> Data
• • • • • • •

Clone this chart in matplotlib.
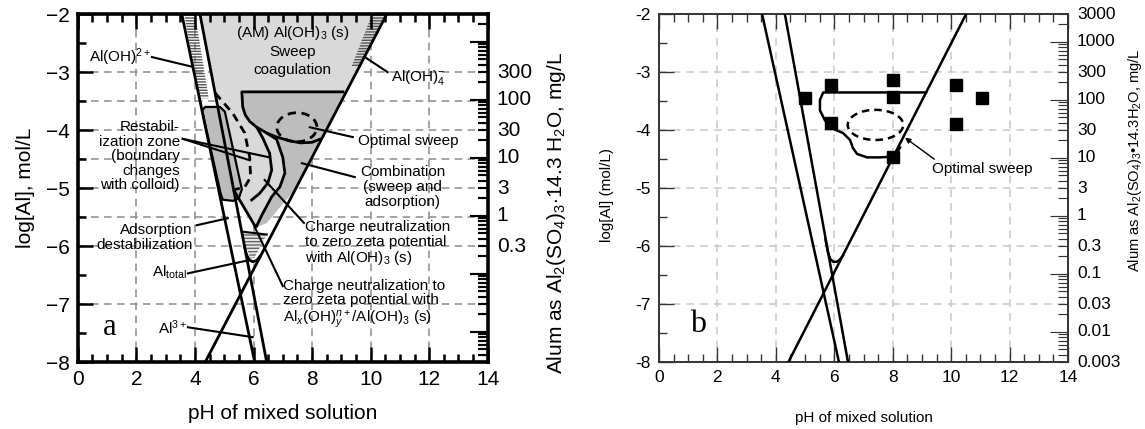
import numpy as np
import matplotlib.pyplot as plt
from matplotlib.patches import Ellipse, Polygon
from matplotlib.ticker import MultipleLocator, LogLocator, NullFormatter, FuncFormatter
import matplotlib.transforms as mtransforms

plt.rcParams['font.family'] = ['Liberation Sans', 'DejaVu Sans']
plt.rcParams['mathtext.fontset'] = 'custom'
plt.rcParams['mathtext.rm'] = 'Liberation Sans'
plt.rcParams['mathtext.it'] = 'Liberation Sans:italic'

# alum dose scale (right axes), mg/L
ALUM_LIM = (0.003, 3000)
A_ALUM_LABELS = ['300', '100', '30', '10', '3', '1', '0.3']
B_ALUM_LABELS = ['3000', '1000', '300', '100', '30', '10', '3', '1', '0.3', '0.1', '0.03', '0.01', '0.003']

# ---- panel a: species lines (pH, log[Al]) ----
A_L1_PH, A_L1_LOG = [3.55, 6.04], [-2, -8]          # Al3+
A_L2_PH, A_L2_LOG = [4.17, 6.45], [-2, -8]          # Al(OH)2+
A_P_PH, A_P_LOG = [4.35, 10.55], [-8, -2]           # Al(OH)4-
A_TOT_PH = [5.68, 5.76, 5.86, 5.97, 6.1, 6.25]      # Al total, corner
A_TOT_LOG = [-5.97, -6.15, -6.24, -6.27, -6.25, -6.16]

# sweep zone outline
A_SWEEP_PH = [9.1, 5.6, 5.63, 5.72, 5.87, 6.11, 6.45, 6.8, 7.2, 7.6, 8.0, 8.3]
A_SWEEP_LOG = [-3.34, -3.34, -3.6, -3.74, -3.85, -3.95, -4.05, -4.12, -4.18, -4.22, -4.21, -4.15]
# charge neutralization boundaries
A_U1_PH = [6.11, 6.32, 6.55, 6.62, 6.49, 6.21, 5.9]
A_U1_LOG = [-3.95, -4.14, -4.4, -4.69, -4.91, -5.09, -5.22]
A_U2_PH = [6.45, 6.79, 7.0, 7.07, 6.9, 6.62, 6.3, 6.08]
A_U2_LOG = [-4.05, -4.16, -4.47, -4.74, -4.98, -5.15, -5.45, -5.68]
A_VLEFT_PH, A_VLEFT_LOG = [5.32, 6.08], [-5.03, -5.68]
A_VRIGHT_PH, A_VRIGHT_LOG = [7.45, 6.45, 6.08], [-5.0, -5.6, -5.68]
# restabilization zone (dashed)
A_RESTAB_PH = [4.69, 5.29, 5.7, 5.87, 5.9, 5.7, 5.32]
A_RESTAB_LOG = [-3.36, -3.71, -4.05, -4.47, -4.81, -4.98, -5.03]
# restabilization band between the two steep lines
A_BAND_PH = [4.24, 4.35, 4.85, 5.02, 5.6, 5.5, 5.3, 4.95, 4.88]
A_BAND_LOG = [-3.66, -3.6, -3.6, -3.68, -5.02, -5.17, -5.22, -5.2, -5.1]
# adsorption destabilization wedge
A_ADS_PH = [5.6, 6.45, 6.05, 5.9, 5.75]
A_ADS_LOG = [-5.75, -5.8, -6.18, -6.22, -6.0]
# optimal sweep ellipse: centre, width, height
A_OPT = (7.48, -3.95, 1.37, 0.5)

# ---- panel b ----
B_L1_PH, B_L1_LOG = [3.53, 6.16], [-2, -8]
B_L2_PH, B_L2_LOG = [4.31, 6.47], [-2, -8]
B_P_PH, B_P_LOG = [4.43, 10.51], [-8, -2]
B_TOT_PH = [5.7, 5.78, 5.86, 5.96, 6.08, 6.18, 6.3]
B_TOT_LOG = [-5.89, -6.1, -6.22, -6.27, -6.27, -6.24, -6.16]
B_SWEEP_PH = [9.14, 5.62, 5.51, 5.51, 5.68, 5.92, 6.3, 6.54, 6.64, 6.78, 7.12, 7.57, 7.9, 8.1, 8.25]
B_SWEEP_LOG = [-3.35, -3.35, -3.48, -3.66, -3.83, -3.97, -4.05, -4.17, -4.31, -4.41, -4.47, -4.47, -4.46, -4.42, -4.3]
B_OPT = (7.41, -3.91, 1.9, 0.52)
# jar test points
B_JAR_PH = [5.0, 5.9, 5.9, 8.0, 8.0, 8.0, 10.15, 10.15, 11.05]
B_JAR_LOG = [-3.45, -3.22, -3.88, -3.14, -3.43, -4.47, -3.22, -3.9, -3.45]

fig = plt.figure(figsize=(11.45, 4.29), dpi=100)
ax_a = fig.add_axes([0.068, 0.156, 0.358, 0.811])
ax_b = fig.add_axes([0.5755, 0.156, 0.3573, 0.811])


def style_axes(ax, grid_y, grid_color, dash, spine_w, tick_fs, minus):
    ax.set_xlim(0, 14)
    ax.set_ylim(-8, -2)
    ax.xaxis.set_major_locator(MultipleLocator(2))
    ax.xaxis.set_minor_locator(MultipleLocator(0.5))
    ax.yaxis.set_major_locator(MultipleLocator(1))
    ax.yaxis.set_minor_locator(MultipleLocator(0.5))
    ax.yaxis.set_major_formatter(FuncFormatter(lambda v, p: f'{v:.0f}'.replace('-', minus)))
    ax.tick_params(which='both', direction='in', top=True, right=False, labelsize=tick_fs,
                   width=spine_w * 0.7, color=ax.spines['left'].get_edgecolor())
    ax.tick_params(which='major', length=11, pad=6)
    ax.tick_params(which='minor', length=6)
    for x in range(2, 14, 2):
        ax.axvline(x, color=grid_color, lw=1.1, dashes=dash, zorder=0.5)
    for y in grid_y:
        ax.axhline(y, color=grid_color, lw=1.1, dashes=dash, zorder=0.5)
    for s in ax.spines.values():
        s.set_linewidth(spine_w)


def alum_axis(ax, labels, fs, spine_w, color):
    ax2 = ax.twinx()
    ax2.set_yscale('log')
    ax2.set_ylim(*ALUM_LIM)
    ax2.yaxis.set_major_locator(LogLocator(base=10, numticks=20))
    ax2.yaxis.set_minor_locator(LogLocator(base=10, subs=np.arange(2, 10), numticks=20))
    ax2.yaxis.set_major_formatter(NullFormatter())
    ax2.yaxis.set_minor_formatter(NullFormatter())
    ax2.tick_params(which='both', direction='in', width=spine_w * 0.6, color=color)
    ax2.tick_params(which='major', length=13)
    ax2.tick_params(which='minor', length=7)
    for s in ax2.spines.values():
        s.set_visible(False)
    trans = mtransforms.blended_transform_factory(ax2.transAxes, ax2.transData)
    for lab in labels:
        ax2.text(1.022, float(lab), lab, transform=trans, va='center', ha='left', fontsize=fs)
    return ax2


# ---------------- panel a ----------------
style_axes(ax_a, [-3, -3.5, -4, -4.5, -5, -5.5, -6, -7], '#8c8c8c', (5, 3.5), 2.6, 15, '\u2212')
ax_a2 = alum_axis(ax_a, A_ALUM_LABELS, 15, 2.6, 'black')

# light grey coagulation wedge
wedge = list(zip([A_L2_PH[0], A_P_PH[1]], [A_L2_LOG[0], A_P_LOG[1]]))
wedge += list(zip(A_VRIGHT_PH, A_VRIGHT_LOG)) + list(zip(A_VLEFT_PH[::-1], A_VLEFT_LOG[::-1]))
ax_a.add_patch(Polygon(wedge, closed=True, fc='#d9d9d9', ec='none', zorder=1))

# darker sweep / combination zone
poly = [(A_SWEEP_PH[0], A_SWEEP_LOG[0])]
poly += list(zip(A_VRIGHT_PH, A_VRIGHT_LOG))
poly += list(zip(A_U2_PH, A_U2_LOG))[::-1]
poly += list(zip(A_SWEEP_PH[1:7], A_SWEEP_LOG[1:7]))[::-1]
ax_a.add_patch(Polygon(poly, closed=True, fc='#bdbdbd', ec='none', zorder=1.2))

# band along the steep lines
ax_a.add_patch(Polygon(list(zip(A_BAND_PH, A_BAND_LOG)), closed=True, fc='#bcbcbc',
                       ec='black', lw=1.6, zorder=2, joinstyle='round'))

# hatched strips
x1 = A_L1_PH[0]
ax_a.add_patch(Polygon([(x1 + 0.08, -2), (x1 + 0.45, -2), (4.47, -3.45), (4.15, -3.45)],
                       closed=True, fc='none', ec='#555555', lw=0, hatch='------', zorder=1.5))
xp = A_P_PH[1]
ax_a.add_patch(Polygon([(xp - 0.5, -2), (xp - 0.05, -2), (9.65, -2.9), (9.35, -2.9)],
                       closed=True, fc='none', ec='#555555', lw=0, hatch='------', zorder=1.5))
ax_a.add_patch(Polygon(list(zip(A_ADS_PH, A_ADS_LOG)), closed=True, fc='#e8e8e8',
                       ec='#666666', lw=0, hatch='-----', zorder=1.5))
ax_a.plot(A_ADS_PH[:2], A_ADS_LOG[:2], color='black', lw=1.5, zorder=3)

for xs, ys in [(A_L1_PH, A_L1_LOG), (A_L2_PH, A_L2_LOG), (A_P_PH, A_P_LOG), (A_TOT_PH, A_TOT_LOG),
               (A_SWEEP_PH, A_SWEEP_LOG), (A_U1_PH, A_U1_LOG), (A_U2_PH, A_U2_LOG),
               (A_VLEFT_PH, A_VLEFT_LOG)]:
    ax_a.plot(xs, ys, color='black', lw=2.0, zorder=3, solid_capstyle='butt')
ax_a.plot(A_RESTAB_PH, A_RESTAB_LOG, color='black', lw=2.0, dashes=(3, 2), zorder=3)
cx, cy, w, h = A_OPT
ax_a.add_patch(Ellipse((cx, cy), w, h, fc='none', ec='black', lw=2.0, ls=(0, (3, 2)), zorder=3))

fs = 11
lead = dict(color='black', lw=1.5, zorder=4)
ax_a.text(7.34, -2.33, '(AM) Al(OH)$_3$ (s)', ha='center', va='center', fontsize=fs, zorder=4)
ax_a.text(7.34, -2.66, 'Sweep', ha='center', va='center', fontsize=fs, zorder=4)
ax_a.text(7.34, -2.97, 'coagulation', ha='center', va='center', fontsize=fs, zorder=4)
ax_a.text(1.43, -2.74, 'Al(OH)$^{2+}$', ha='center', va='center', fontsize=fs, zorder=4)
ax_a.plot([2.53, 3.93], [-2.74, -2.91], **lead)
ax_a.text(11.64, -3.09, 'Al(OH)$_4^{-}$', ha='center', va='center', fontsize=fs, zorder=4)
ax_a.plot([10.58, 9.8], [-3.0, -2.74], **lead)
ax_a.text(11.3, -4.19, 'Optimal sweep', ha='center', va='center', fontsize=fs, zorder=4)
ax_a.plot([9.39, 7.92], [-4.12, -3.95], **lead)
ax_a.text(11.1, -4.98, 'Combination\n(sweep and\nadsorption)', ha='center', va='center',
          fontsize=fs, linespacing=1.05, zorder=4)
ax_a.plot([9.46, 7.65], [-4.81, -4.57], **lead)
ax_a.text(3.48, -4.45, 'Restabil-\nization zone\n(boundary\nchanges\nwith colloid)', ha='right',
          va='center', multialignment='right', fontsize=fs, linespacing=1.05, zorder=4)
ax_a.plot([3.58, 5.87], [-4.15, -4.52], **lead)
ax_a.plot([3.58, 6.55], [-4.15, -4.47], **lead)
ax_a.text(3.93, -5.85, 'Adsorption\ndestabilization', ha='right', va='center',
          multialignment='right', fontsize=fs, linespacing=1.05, zorder=4)
ax_a.plot([4.06, 5.12], [-5.64, -5.52], **lead)
ax_a.text(3.72, -6.45, 'Al$_{\\mathrm{total}}$', ha='right', va='center', fontsize=fs, zorder=4)
ax_a.plot([3.76, 5.87], [-6.47, -6.24], **lead)
ax_a.text(3.72, -7.4, 'Al$^{3+}$', ha='right', va='center', fontsize=fs, zorder=4)
ax_a.plot([3.76, 5.97], [-7.4, -7.57], **lead)
ax_a.text(7.75, -5.96, 'Charge neutralization\nto zero zeta potential\nwith Al(OH)$_3$ (s)',
          ha='left', va='center', fontsize=fs, linespacing=1.05, zorder=4)
ax_a.plot([7.72, 6.38], [-5.6, -4.86], **lead)
ax_a.text(7.0, -7.0, 'Charge neutralization to\nzero zeta potential with\n'
          'Al$_x$(OH)$_y^{n+}$/Al(OH)$_3$ (s)', ha='left', va='center', fontsize=fs,
          linespacing=1.05, zorder=4)
ax_a.plot([7.0, 6.04], [-6.69, -5.67], **lead)
ax_a.text(1.09, -7.41, 'a', ha='center', va='center', fontsize=22, family='Liberation Serif')

ax_a.set_xlabel('pH of mixed solution', fontsize=15)
ax_a.xaxis.set_label_coords(0.5, -0.12)
ax_a.set_ylabel('log[Al], mol/L', fontsize=15)
ax_a.yaxis.set_label_coords(-0.105, 0.5)
ax_a2.set_ylabel('Alum as Al$_2$(SO$_4$)$_3$$\\cdot$14.3 H$_2$O, mg/L', fontsize=15)
ax_a2.yaxis.set_label_coords(1.139, 0.43)

# ---------------- panel b ----------------
style_axes(ax_b, [-3, -4, -5, -6, -7], '#c8c8c8', (5, 4), 1.4, 12.5, '-')
for s in ax_b.spines.values():
    s.set_edgecolor('#333333')
ax_b.tick_params(which='both', color='#333333')
ax_b2 = alum_axis(ax_b, B_ALUM_LABELS, 12.5, 1.4, '#333333')

for xs, ys in [(B_L1_PH, B_L1_LOG), (B_L2_PH, B_L2_LOG), (B_P_PH, B_P_LOG), (B_TOT_PH, B_TOT_LOG),
               (B_SWEEP_PH, B_SWEEP_LOG)]:
    ax_b.plot(xs, ys, color='black', lw=1.8, zorder=3)
cx, cy, w, h = B_OPT
ax_b.add_patch(Ellipse((cx, cy), w, h, fc='none', ec='black', lw=1.8, ls=(0, (3, 2)), zorder=3))
ax_b.plot(B_JAR_PH, B_JAR_LOG, ls='none', marker='s', ms=8, color='black', zorder=4)
ax_b.annotate('Optimal sweep', xy=(8.42, -4.13), xytext=(11.06, -4.67), ha='center', va='center',
              fontsize=11, arrowprops=dict(arrowstyle='-|>', color='black', lw=1.0,
                                           mutation_scale=8, shrinkA=0, shrinkB=0,
                                           relpos=(0.1, 0.8)))
ax_b.text(1.35, -7.35, 'b', ha='center', va='center', fontsize=23, family='Liberation Serif')

ax_b.set_xlabel('pH of mixed solution', fontsize=11)
ax_b.xaxis.set_label_coords(0.5, -0.14)
ax_b.set_ylabel('log[Al] (mol/L)', fontsize=11)
ax_b.yaxis.set_label_coords(-0.11, 0.48)
ax_b2.set_ylabel('Alum as Al$_2$(SO$_4$)$_3$\u202214.3H$_2$O, mg/L', fontsize=10.5)
ax_b2.yaxis.set_label_coords(1.142, 0.58)

fig.savefig('out.png', dpi=100)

• • • • • • •

Return each line of the listing that holds the string "matplotlib".

> Problem solution
Clone this chart in matplotlib.
import matplotlib.pyplot as plt
from matplotlib.patches import Ellipse, Polygon
from matplotlib.ticker import MultipleLocator, LogLocator, NullFormatter, FuncFormatter
import matplotlib.transforms as mtransforms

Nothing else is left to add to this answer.